- _GIVEN INSTRUCTION_
Locate the line that contains "Output the LaTeX" in the entries below, then repeat it and every following line through the line that contains "(12,271) rectangle (267,388);", exactly, and no others.
----------
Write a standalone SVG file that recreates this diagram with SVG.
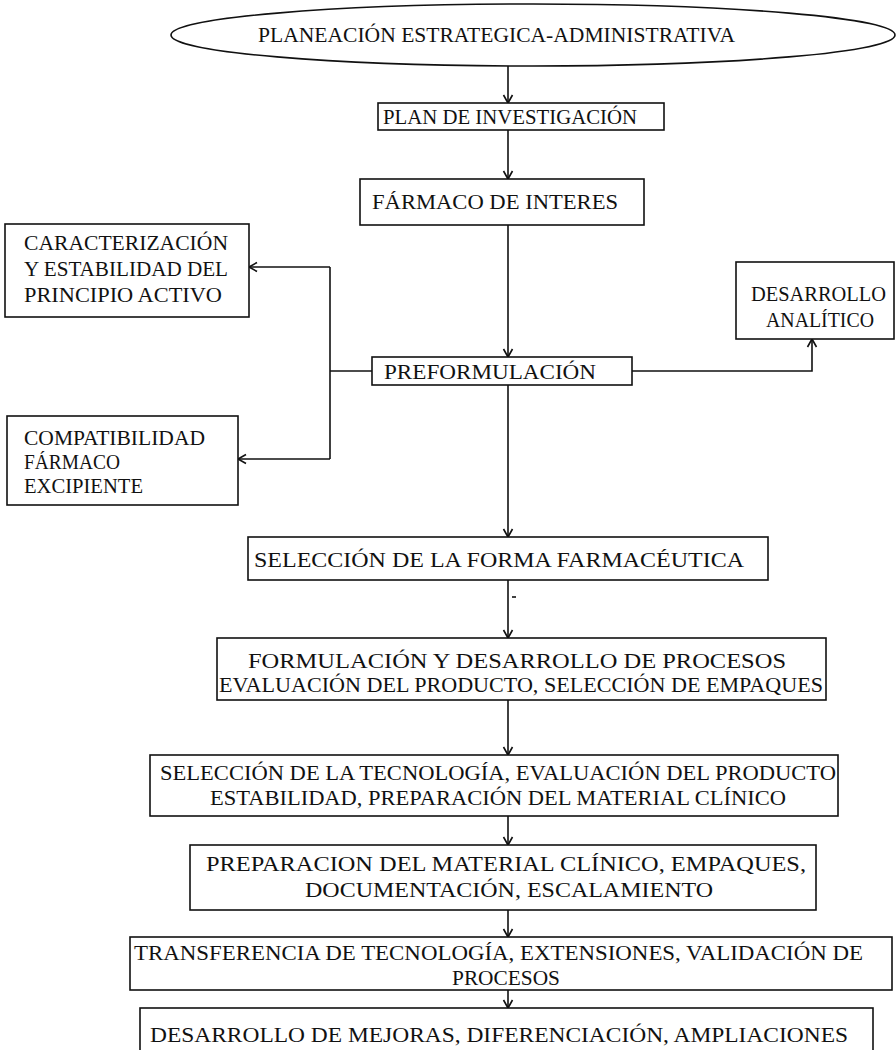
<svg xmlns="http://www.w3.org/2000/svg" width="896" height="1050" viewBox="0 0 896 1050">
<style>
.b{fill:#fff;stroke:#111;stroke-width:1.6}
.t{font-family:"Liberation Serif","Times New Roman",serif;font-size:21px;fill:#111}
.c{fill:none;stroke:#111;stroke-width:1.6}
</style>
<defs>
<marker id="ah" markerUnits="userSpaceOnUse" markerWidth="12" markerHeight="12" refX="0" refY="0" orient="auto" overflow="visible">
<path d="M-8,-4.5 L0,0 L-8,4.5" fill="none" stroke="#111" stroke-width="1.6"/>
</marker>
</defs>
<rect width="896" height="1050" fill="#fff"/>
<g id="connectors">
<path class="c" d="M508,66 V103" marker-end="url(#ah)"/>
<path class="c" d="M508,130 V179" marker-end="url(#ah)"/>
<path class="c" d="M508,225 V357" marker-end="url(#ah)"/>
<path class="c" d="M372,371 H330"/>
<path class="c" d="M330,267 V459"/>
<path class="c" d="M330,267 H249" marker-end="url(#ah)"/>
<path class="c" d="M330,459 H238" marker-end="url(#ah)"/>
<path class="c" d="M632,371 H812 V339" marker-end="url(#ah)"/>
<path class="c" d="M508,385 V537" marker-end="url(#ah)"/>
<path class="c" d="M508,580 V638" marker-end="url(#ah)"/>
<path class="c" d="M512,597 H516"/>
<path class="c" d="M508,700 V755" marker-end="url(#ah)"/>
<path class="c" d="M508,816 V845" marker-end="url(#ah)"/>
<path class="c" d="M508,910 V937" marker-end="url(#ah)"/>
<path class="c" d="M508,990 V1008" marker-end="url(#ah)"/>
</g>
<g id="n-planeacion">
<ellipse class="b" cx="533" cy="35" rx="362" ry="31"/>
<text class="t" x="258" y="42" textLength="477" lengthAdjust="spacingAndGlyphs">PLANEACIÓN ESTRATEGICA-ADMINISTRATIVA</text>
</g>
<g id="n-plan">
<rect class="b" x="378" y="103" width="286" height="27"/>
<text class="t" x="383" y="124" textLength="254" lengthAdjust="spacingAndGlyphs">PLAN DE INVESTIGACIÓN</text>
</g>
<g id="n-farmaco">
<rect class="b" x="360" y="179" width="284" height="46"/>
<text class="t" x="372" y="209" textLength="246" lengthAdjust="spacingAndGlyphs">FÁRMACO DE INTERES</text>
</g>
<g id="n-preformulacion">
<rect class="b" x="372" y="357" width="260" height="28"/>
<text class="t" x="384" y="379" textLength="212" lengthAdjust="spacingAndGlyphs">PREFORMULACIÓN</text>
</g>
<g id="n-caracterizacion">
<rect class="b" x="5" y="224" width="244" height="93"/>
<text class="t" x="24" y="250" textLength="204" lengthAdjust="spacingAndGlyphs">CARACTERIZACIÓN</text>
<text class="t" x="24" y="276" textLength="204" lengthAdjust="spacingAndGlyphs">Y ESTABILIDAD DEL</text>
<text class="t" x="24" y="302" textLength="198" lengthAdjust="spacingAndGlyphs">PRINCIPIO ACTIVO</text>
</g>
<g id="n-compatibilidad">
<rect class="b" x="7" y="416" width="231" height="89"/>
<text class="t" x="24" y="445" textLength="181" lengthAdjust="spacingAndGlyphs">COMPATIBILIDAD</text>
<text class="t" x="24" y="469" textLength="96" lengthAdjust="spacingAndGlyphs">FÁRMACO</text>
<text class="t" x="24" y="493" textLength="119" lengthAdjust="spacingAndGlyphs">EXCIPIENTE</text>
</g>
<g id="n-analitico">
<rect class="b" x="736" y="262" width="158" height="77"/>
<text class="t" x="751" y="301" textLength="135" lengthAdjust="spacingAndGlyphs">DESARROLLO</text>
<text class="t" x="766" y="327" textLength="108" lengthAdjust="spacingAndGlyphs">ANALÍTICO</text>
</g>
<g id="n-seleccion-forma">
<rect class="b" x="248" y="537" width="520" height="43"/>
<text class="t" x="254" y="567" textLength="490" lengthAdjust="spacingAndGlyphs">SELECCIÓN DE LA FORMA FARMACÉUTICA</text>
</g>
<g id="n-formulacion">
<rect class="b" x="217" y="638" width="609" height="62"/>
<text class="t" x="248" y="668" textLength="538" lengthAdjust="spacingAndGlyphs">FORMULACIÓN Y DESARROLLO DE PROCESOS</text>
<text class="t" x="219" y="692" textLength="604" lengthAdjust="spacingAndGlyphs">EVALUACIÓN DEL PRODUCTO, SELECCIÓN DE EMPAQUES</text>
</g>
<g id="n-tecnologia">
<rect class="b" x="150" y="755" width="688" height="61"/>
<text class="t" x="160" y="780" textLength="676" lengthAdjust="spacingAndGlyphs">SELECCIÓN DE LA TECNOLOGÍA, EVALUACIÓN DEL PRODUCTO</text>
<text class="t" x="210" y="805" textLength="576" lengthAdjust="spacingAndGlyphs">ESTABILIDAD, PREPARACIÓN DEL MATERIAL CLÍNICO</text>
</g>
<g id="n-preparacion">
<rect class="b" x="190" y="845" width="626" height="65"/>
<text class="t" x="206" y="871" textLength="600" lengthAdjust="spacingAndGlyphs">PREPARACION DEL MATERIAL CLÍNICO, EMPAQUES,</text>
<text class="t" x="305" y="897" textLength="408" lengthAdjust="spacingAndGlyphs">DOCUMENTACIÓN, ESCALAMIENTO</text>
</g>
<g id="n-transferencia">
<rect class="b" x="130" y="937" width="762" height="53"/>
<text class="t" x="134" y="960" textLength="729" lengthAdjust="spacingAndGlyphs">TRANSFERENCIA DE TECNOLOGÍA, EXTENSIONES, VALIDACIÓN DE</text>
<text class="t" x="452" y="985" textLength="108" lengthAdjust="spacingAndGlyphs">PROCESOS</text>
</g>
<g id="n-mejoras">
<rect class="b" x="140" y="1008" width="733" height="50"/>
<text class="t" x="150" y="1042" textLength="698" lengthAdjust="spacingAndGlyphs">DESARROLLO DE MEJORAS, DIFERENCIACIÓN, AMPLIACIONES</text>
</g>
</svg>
----------
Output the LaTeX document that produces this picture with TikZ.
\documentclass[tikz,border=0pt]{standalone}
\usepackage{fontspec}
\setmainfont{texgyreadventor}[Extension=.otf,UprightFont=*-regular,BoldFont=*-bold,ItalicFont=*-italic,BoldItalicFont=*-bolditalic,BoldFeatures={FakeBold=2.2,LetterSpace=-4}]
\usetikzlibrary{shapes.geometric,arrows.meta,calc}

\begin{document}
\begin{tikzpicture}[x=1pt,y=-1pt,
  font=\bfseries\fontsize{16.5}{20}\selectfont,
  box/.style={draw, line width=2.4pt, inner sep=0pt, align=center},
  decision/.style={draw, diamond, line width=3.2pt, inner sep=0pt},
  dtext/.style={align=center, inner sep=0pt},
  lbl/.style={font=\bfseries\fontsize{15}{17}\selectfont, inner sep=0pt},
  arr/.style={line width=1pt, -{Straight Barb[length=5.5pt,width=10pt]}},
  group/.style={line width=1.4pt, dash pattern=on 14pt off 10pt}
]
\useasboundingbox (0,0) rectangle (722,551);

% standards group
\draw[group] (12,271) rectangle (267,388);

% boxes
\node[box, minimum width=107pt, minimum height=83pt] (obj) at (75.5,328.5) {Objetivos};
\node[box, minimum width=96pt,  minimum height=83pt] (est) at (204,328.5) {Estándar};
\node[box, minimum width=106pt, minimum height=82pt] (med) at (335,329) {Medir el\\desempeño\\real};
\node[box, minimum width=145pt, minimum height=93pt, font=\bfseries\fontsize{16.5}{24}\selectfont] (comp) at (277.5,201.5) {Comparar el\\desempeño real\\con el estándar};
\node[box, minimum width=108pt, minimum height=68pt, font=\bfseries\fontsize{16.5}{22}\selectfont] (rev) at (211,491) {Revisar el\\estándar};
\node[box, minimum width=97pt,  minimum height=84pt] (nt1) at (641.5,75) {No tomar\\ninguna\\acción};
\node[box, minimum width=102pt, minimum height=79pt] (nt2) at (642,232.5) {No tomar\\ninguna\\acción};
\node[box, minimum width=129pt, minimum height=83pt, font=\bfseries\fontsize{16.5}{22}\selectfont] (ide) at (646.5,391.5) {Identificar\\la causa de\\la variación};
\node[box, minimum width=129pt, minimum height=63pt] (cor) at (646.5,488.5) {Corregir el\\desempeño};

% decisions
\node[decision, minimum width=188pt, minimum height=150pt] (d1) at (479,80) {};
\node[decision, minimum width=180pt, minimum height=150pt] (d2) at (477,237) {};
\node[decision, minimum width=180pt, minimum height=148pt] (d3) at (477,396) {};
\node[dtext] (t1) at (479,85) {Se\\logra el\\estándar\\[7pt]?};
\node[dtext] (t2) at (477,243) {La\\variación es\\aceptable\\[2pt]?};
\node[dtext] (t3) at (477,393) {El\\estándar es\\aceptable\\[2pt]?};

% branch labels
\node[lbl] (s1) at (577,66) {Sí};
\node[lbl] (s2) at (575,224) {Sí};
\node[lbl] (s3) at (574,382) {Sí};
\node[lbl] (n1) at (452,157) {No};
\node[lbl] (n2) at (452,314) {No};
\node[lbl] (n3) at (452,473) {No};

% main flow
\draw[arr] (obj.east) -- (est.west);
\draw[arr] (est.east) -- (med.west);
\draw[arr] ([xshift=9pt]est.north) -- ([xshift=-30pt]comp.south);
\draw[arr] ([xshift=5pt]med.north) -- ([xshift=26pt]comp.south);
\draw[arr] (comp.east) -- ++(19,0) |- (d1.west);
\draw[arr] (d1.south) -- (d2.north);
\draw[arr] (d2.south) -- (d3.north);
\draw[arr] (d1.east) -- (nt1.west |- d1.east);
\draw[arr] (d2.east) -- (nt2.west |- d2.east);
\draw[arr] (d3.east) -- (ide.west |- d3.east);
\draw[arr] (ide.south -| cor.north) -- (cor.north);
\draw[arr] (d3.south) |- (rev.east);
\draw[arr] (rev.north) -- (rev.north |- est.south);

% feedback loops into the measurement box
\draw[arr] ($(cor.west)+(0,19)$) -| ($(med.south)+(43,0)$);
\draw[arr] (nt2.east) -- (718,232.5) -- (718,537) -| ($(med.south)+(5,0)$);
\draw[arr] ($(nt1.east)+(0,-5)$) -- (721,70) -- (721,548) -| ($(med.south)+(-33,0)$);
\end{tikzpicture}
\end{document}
----------
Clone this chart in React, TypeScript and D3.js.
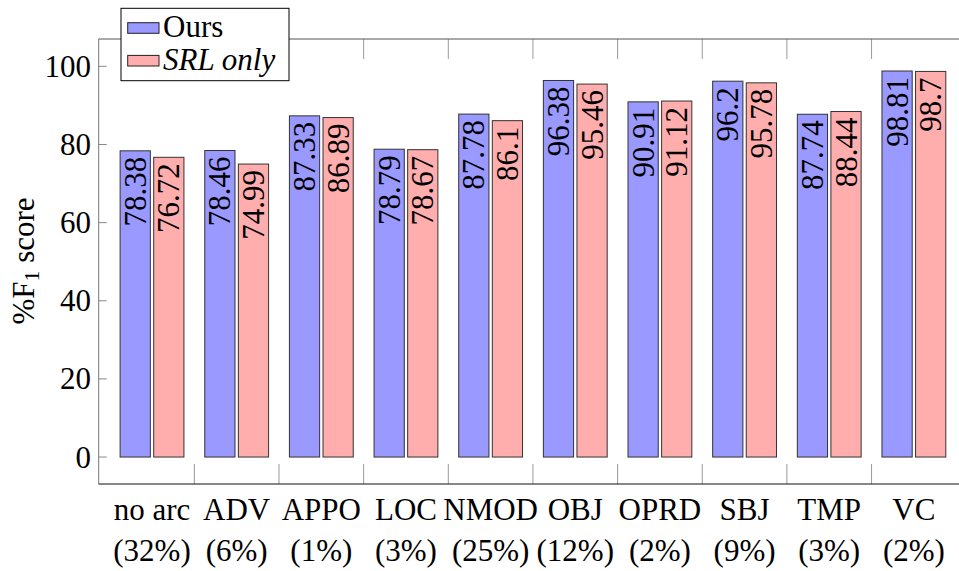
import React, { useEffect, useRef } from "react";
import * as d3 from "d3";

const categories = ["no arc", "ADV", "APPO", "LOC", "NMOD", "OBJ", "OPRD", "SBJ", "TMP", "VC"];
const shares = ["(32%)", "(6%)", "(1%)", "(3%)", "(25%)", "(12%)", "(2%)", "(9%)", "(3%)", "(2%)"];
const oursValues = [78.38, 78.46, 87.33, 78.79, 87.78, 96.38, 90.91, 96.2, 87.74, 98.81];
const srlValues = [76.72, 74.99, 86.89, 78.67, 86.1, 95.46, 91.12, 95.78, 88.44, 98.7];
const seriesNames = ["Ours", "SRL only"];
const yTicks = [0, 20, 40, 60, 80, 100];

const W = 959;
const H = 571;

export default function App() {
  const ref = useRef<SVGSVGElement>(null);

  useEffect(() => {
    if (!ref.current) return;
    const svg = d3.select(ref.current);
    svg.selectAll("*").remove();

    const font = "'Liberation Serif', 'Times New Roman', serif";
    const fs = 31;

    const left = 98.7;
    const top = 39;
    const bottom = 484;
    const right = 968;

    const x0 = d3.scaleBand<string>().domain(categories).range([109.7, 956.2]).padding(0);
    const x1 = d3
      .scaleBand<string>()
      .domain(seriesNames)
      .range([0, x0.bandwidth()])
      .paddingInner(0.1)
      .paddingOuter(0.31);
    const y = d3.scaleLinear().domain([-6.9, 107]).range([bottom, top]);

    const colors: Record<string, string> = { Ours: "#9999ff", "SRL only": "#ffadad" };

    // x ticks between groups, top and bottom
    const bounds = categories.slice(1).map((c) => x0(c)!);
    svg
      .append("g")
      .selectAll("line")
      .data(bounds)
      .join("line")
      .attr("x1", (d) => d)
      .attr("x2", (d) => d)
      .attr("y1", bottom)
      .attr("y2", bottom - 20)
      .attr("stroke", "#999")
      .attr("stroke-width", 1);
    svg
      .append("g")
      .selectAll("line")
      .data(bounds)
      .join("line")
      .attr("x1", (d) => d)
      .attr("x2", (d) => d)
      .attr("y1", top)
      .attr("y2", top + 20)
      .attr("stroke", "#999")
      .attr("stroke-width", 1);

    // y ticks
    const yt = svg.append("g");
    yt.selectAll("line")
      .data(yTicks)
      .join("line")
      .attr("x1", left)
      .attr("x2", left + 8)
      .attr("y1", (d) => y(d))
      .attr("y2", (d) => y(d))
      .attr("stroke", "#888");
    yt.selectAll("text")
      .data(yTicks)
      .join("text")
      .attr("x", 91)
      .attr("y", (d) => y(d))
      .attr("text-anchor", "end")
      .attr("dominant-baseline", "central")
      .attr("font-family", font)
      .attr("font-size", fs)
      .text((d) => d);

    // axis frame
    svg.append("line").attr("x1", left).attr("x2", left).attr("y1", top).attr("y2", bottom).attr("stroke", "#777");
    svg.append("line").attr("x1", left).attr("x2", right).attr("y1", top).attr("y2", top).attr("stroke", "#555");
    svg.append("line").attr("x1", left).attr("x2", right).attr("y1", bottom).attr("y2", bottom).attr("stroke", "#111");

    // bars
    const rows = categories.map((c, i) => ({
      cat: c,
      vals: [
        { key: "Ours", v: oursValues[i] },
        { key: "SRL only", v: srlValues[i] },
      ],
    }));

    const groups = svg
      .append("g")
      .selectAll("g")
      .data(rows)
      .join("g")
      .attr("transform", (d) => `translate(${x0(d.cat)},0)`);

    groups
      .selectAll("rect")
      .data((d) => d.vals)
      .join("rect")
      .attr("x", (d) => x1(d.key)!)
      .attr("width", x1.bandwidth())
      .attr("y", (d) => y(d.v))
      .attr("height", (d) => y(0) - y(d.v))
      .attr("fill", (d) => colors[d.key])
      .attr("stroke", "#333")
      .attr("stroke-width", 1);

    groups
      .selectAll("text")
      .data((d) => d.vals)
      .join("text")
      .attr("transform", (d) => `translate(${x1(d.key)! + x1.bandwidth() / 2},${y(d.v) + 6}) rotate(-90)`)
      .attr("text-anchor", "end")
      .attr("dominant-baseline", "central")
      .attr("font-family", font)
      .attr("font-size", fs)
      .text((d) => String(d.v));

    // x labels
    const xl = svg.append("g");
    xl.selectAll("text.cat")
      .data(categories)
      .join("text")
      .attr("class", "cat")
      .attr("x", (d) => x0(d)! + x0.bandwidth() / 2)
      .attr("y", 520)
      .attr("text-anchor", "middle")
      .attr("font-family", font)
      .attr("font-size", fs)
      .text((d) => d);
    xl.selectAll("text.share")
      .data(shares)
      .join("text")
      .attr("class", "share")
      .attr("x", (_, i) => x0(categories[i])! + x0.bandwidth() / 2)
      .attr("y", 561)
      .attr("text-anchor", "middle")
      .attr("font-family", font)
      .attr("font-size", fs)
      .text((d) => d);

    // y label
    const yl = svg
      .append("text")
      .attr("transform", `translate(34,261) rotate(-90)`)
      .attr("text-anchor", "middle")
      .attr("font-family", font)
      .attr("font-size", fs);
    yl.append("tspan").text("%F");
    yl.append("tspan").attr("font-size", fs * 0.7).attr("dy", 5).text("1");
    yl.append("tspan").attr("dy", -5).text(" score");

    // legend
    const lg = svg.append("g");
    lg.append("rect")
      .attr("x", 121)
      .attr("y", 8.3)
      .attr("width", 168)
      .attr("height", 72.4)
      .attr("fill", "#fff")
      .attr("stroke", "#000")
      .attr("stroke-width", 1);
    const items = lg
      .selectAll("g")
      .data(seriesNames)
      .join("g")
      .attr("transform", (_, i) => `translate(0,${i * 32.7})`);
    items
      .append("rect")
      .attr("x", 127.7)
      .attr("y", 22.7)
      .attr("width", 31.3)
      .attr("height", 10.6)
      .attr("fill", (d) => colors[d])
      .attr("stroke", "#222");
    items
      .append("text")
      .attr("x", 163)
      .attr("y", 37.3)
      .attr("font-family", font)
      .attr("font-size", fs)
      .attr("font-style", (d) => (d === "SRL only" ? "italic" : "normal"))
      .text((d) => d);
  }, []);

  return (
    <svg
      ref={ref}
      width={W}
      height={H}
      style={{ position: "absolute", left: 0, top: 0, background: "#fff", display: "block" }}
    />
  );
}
----------
- _ANSWER_
Output the LaTeX document that produces this picture with TikZ.
\documentclass[tikz,border=0pt]{standalone}
\usepackage{fontspec}
\setmainfont{texgyreadventor}[Extension=.otf,UprightFont=*-regular,BoldFont=*-bold,ItalicFont=*-italic,BoldItalicFont=*-bolditalic,BoldFeatures={FakeBold=2.2,LetterSpace=-4}]
\usetikzlibrary{shapes.geometric,arrows.meta,calc}

\begin{document}
\begin{tikzpicture}[x=1pt,y=-1pt,
  font=\bfseries\fontsize{16.5}{20}\selectfont,
  box/.style={draw, line width=2.4pt, inner sep=0pt, align=center},
  decision/.style={draw, diamond, line width=3.2pt, inner sep=0pt},
  dtext/.style={align=center, inner sep=0pt},
  lbl/.style={font=\bfseries\fontsize{15}{17}\selectfont, inner sep=0pt},
  arr/.style={line width=1pt, -{Straight Barb[length=5.5pt,width=10pt]}},
  group/.style={line width=1.4pt, dash pattern=on 14pt off 10pt}
]
\useasboundingbox (0,0) rectangle (722,551);

% standards group
\draw[group] (12,271) rectangle (267,388);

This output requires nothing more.